## Start Data for the task
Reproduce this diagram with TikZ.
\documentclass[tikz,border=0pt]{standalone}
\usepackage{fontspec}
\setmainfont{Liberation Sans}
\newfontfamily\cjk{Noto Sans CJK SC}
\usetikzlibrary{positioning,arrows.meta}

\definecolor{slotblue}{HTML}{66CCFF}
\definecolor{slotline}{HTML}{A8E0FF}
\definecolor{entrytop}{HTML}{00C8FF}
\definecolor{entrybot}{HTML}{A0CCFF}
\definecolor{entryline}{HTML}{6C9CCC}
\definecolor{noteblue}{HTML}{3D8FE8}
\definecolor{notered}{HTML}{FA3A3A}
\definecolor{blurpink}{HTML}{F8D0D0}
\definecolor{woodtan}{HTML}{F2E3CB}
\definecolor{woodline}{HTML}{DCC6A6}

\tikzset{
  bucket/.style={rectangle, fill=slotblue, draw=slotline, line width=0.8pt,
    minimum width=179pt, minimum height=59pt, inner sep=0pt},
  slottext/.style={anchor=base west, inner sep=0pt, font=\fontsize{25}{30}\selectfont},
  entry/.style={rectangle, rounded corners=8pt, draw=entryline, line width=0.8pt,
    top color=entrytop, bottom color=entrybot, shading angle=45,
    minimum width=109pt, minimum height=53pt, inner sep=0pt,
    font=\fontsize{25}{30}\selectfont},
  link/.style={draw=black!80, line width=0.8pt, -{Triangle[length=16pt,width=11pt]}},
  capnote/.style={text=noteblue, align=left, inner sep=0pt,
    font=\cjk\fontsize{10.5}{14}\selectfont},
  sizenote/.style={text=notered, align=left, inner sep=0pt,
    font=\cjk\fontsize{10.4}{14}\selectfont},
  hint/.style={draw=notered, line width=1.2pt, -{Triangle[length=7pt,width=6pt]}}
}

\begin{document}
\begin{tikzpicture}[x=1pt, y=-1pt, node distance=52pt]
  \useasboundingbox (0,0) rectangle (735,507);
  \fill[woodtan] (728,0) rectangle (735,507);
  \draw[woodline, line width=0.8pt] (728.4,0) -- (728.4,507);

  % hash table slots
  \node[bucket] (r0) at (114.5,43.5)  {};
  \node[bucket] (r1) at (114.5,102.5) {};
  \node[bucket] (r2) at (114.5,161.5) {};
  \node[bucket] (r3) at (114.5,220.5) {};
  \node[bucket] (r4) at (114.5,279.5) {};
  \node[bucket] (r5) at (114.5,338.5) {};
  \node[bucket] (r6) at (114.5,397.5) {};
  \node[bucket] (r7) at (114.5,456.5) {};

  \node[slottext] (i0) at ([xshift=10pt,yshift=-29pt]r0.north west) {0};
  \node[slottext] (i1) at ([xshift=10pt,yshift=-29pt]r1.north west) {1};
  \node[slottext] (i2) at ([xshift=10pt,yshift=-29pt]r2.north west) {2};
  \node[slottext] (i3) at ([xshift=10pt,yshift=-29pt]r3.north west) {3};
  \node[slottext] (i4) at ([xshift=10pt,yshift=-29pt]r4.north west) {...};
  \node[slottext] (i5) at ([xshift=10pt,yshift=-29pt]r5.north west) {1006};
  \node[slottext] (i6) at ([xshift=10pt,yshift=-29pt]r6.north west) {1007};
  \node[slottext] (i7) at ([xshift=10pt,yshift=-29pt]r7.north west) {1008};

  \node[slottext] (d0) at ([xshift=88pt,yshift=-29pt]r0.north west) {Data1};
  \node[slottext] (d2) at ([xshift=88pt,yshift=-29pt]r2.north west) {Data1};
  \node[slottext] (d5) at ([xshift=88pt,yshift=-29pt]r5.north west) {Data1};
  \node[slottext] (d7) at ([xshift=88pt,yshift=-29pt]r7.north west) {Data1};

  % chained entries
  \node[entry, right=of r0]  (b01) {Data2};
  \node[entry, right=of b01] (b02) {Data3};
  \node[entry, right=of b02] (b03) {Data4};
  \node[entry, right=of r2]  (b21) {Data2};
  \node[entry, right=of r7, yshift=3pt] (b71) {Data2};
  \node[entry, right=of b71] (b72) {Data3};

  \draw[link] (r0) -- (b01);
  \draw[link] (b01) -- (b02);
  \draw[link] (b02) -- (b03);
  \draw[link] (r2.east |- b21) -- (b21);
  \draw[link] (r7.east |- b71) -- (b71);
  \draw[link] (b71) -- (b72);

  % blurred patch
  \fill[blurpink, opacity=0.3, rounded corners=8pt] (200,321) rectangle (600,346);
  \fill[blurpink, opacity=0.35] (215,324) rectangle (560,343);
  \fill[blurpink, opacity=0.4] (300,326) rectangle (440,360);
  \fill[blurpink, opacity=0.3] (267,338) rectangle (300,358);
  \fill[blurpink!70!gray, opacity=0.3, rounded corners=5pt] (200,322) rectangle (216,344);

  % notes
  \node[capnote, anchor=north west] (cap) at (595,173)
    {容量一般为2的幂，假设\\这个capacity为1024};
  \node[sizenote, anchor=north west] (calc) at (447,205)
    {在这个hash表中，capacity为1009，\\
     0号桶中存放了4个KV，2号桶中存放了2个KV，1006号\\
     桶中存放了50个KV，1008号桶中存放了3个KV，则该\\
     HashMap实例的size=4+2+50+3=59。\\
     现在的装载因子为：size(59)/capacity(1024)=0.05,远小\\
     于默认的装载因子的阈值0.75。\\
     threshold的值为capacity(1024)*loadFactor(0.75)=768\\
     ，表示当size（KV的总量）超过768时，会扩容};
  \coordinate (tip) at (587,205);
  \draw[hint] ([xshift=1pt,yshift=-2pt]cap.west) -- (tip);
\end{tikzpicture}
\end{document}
## End Data for the task
## Start Data for the task
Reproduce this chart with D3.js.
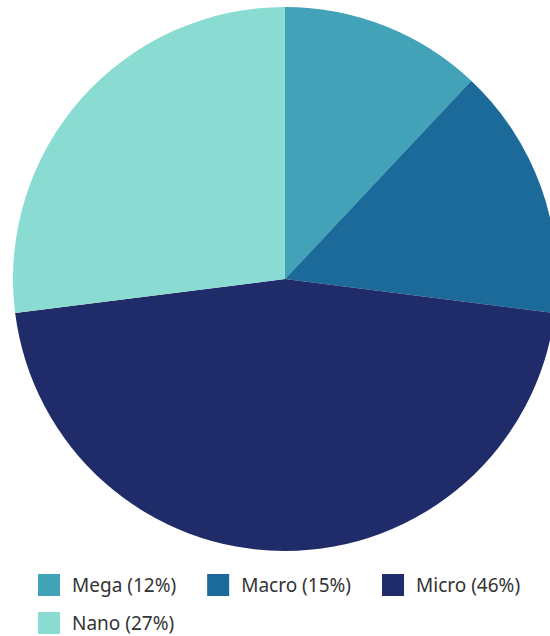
## End Data for the task
[Problem details] Review the material and copy each line in which the word "Reproduce" appears.

[Answer to this task]
Reproduce this diagram with TikZ.
Reproduce this chart with D3.js.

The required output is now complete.